Departing Kirkcaldy we hug the coastline of the Firth of Forth towards our crossing at the road bridge alongside the more famous cantilever rail bridge, designed by Sir John Fowler and Sir Benjamin Baker. Opened in 1890 it held the record for the longest single cantlilever bridge span until 1917 when beaten by the Quebec Bridge, Canada.

As we are mainly keeping to the coast at this time, there’s little in the way of climbing to bother our riders.

Having crossed the Firth of Forth we take a left turn and head for Scotland’s capital city Edinburgh. Keeping to the coast, predominantly, we bypass Auld Reekie and it’s highlights such as Edinburgh Castle and Holyroodhouse passing by Leith and the Royal yacht onwards to Musselburgh.

Musselburgh is known as the “Honest Toun” and celebrates this by the annual election of an Honest Lad and Lass. This dates back to 1332 when the Regent of Scotland, Randolph, Earl of Moray died in the burgh after a long illness during which he was devotedly cared for by its citizens. His successor offered to reward the people for their loyalty but they declined, saying they were only doing their duty. The new regent, the Earl of Mar, was impressed and said they were a set of honest men, hence “Honest Toun”.

Honesty may be needed as the ride departs the coast, crossing the A1 and heads for the Borders, the Lammermuir Hills, and starts to climb. Hopefully keeping some 10 miles inland will shelter us from any sea breezes. Anyone who has driven this way, can possibly recollect wrestling with the steering wheel against heavy cross-winds.

Onwards through some interestingly named villages, such as Longformacus and Duns crossing into England. It was on the River Tweed here that Edward I of England met the Scots nobility in 1292 to decide on the future king of Scotland.

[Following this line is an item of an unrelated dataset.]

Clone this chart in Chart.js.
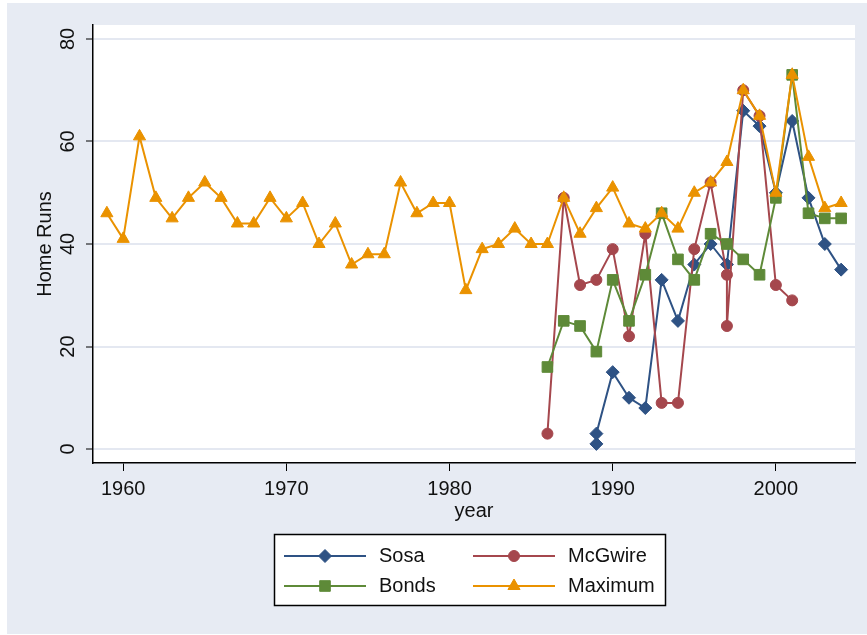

Shortly after entering England, and some 10 miles to the east of our designated route is Holy Island and Lindisfarne.

Locally the island is rarely referred to by its Anglo-Saxon name of ‘Lindisfarne’. Following on from the murderous and bloodthirsty attack on the monastery by the Vikings in 793AD, it obtained its local name from the observations made by the Durham monks: ‘Lindisfarne - baptised in the blood of so many good men - truly a ‘Holy Island’. Its more appropriate title is ‘The Holy Island of Lindisfarne’.

Onwards and southwards, through villages towards our destination.

Etal Castle, set in the village of Etal by a ford over the River Till was built by Robert Manners as a defence against Scots raiders in the mid 14th century, it fell to James IV’s invading Scots army in 1513, immediately before their catastrophic defeat at nearby Flodden.

Lilburn Tower is a privately owned 19th century mansion house at Lilburn, near Wooler. The property is a Grade II listed building and forming part of the Lilburn Estate. A number of discreet buildings and monuments are scattered across the grange, including the Hurlestone, Hurlestone Tower, and an astronomical observatory.

Skirting the edge of the Northumberland National Park to the west the route ambles into Alnwick . The profile indicates a rolling finish and a well-deserved rest after some 111 miles and 4000ft. of climbs.

The town of Alnwick’s greatest building by far is Alnwick Castle, one of the homes of the Duke of Northumberland, and site of The Alnwick Garden. It dominates the west of the town, above the River Aln.

Four days down, and some fearsome climbing ahead. The North Yorkshire Moors beckon tomorrow.